Understanding data lineage delivers multiple benefits for your engineering team:
Benefit | Description |
---|---|
Error Tracking | Quickly trace issues back to their source |
Quality Assurance | Verify data integrity throughout its lifecycle |
Change Management | Plan system migrations with complete visibility |
Discovery | Find and understand available data assets |
Governance | Maintain compliance with data policies |
Lineage is computed on-demand directly from Git code. This means you can experiment in branches and immediately see how changes affect overall lineage before committing.
Prophecy supports lineage for Python/PySpark and Scala projects.
Accessing lineage
There are two ways to access the lineage view:
- Option 1: Hover over your pipeline in the Pipeline tab of the Metadata page.
- Option 2: Open the Lineage page from the left navigation bar.

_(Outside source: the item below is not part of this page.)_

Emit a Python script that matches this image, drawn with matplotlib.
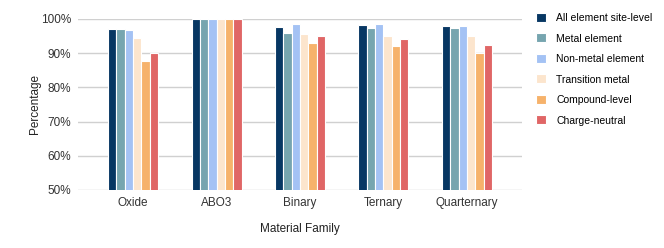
import matplotlib.pyplot as plt
import numpy as np
from matplotlib.ticker import FuncFormatter

plt.rcParams['font.family'] = ['Liberation Sans', 'DejaVu Sans']

families = ['Oxide', 'ABO3', 'Binary', 'Ternary', 'Quarternary']
series = ['All element site-level', 'Metal element', 'Non-metal element',
          'Transition metal', 'Compound-level', 'Charge-neutral']
all_site = [97.0, 100.0, 97.7, 98.2, 98.0]
metal = [97.0, 100.0, 96.0, 97.4, 97.3]
non_metal = [96.8, 100.0, 98.4, 98.4, 98.0]
transition = [94.4, 100.0, 95.5, 95.0, 95.0]
compound = [87.6, 100.0, 92.9, 92.2, 90.2]
charge = [90.2, 100.0, 95.0, 94.2, 92.4]
colors = ['#073763', '#76a5af', '#a4c2f4', '#fce5cd', '#f6b26b', '#e06666']

values = [all_site, metal, non_metal, transition, compound, charge]

fig = plt.figure(figsize=(6.64, 2.48), dpi=100)
ax = fig.add_axes([78 / 664, 1 - 190 / 248, 444 / 664, 171 / 248])

x = np.arange(len(families))
w = 0.1
for i, (name, vals) in enumerate(zip(series, values)):
    ax.bar(x + (i - 2.5) * w, vals, width=w, color=colors[i], label=name,
           edgecolor='white', linewidth=0.8, zorder=3)

ax.set_ylim(50, 100)
ax.set_xlim(-0.66, 4.66)
ax.set_yticks(range(50, 101, 10))
ax.yaxis.set_major_formatter(FuncFormatter(lambda v, p: '%d%%' % v))
ax.set_xticks(x)
ax.set_xticklabels(families)
ax.grid(axis='y', color='#d0d0d0', linewidth=1, zorder=0)
for s in ax.spines.values():
    s.set_visible(False)
ax.tick_params(length=0, labelsize=8.5, colors='#333333', pad=5)
ax.set_xlabel('Material Family', fontsize=8.5, color='#222222', labelpad=10)
ax.set_ylabel('Percentage', fontsize=8.5, color='#222222', labelpad=0)

ax.legend(loc='upper left', bbox_to_anchor=(1.01, 1.09), frameon=False,
          fontsize=7.5, handlelength=0.95, handleheight=0.95, labelspacing=1.0,
          handletextpad=1.0)

fig.savefig('out.png', dpi=100)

When you open Lineage from the left navigation bar, you are brought to the lineage search page. Once you enter a search query, you can see a list of matching entities and a list of columns. You can filter these lists by:
- Entity type
- Project
- Author
- Last modified time period
Once you click an entity or column, you'll see the lineage visualization.
Lineage Summary
The Summary tab visually illustrates the flow of data through pipelines, models, and datasets depending on the entities in your project. Use the Browse Datasets panel to search for and select the column or entity that you want to inspect.
When you open a project in the project editor, you will see the project's dataset and pipeline lineage. However, you cannot drill-down into lineage details unless you navigate to the lineage view described here.
Column-level lineage
Column-level lineage tracks the flow and transformation of individual data columns through the pipeline, demonstrating how they are processed at each stage. When you select a column in the lineage view, Prophecy provides the column's upstream and downstream transformations.
Lineage Zoom In
The Zoom In tab allows you to dive deeper into specific components of your pipeline or dataset to examine detailed information.
Pipeline lineage
For pipelines, you can see code-level information about each component present in the pipeline. Select a component to view its:
- Transformation code
- Input columns
- Output columns
Dataset lineage
For datasets, you can find information around all the upstream and downstream transformations (if any) for all the columns of the selected dataset.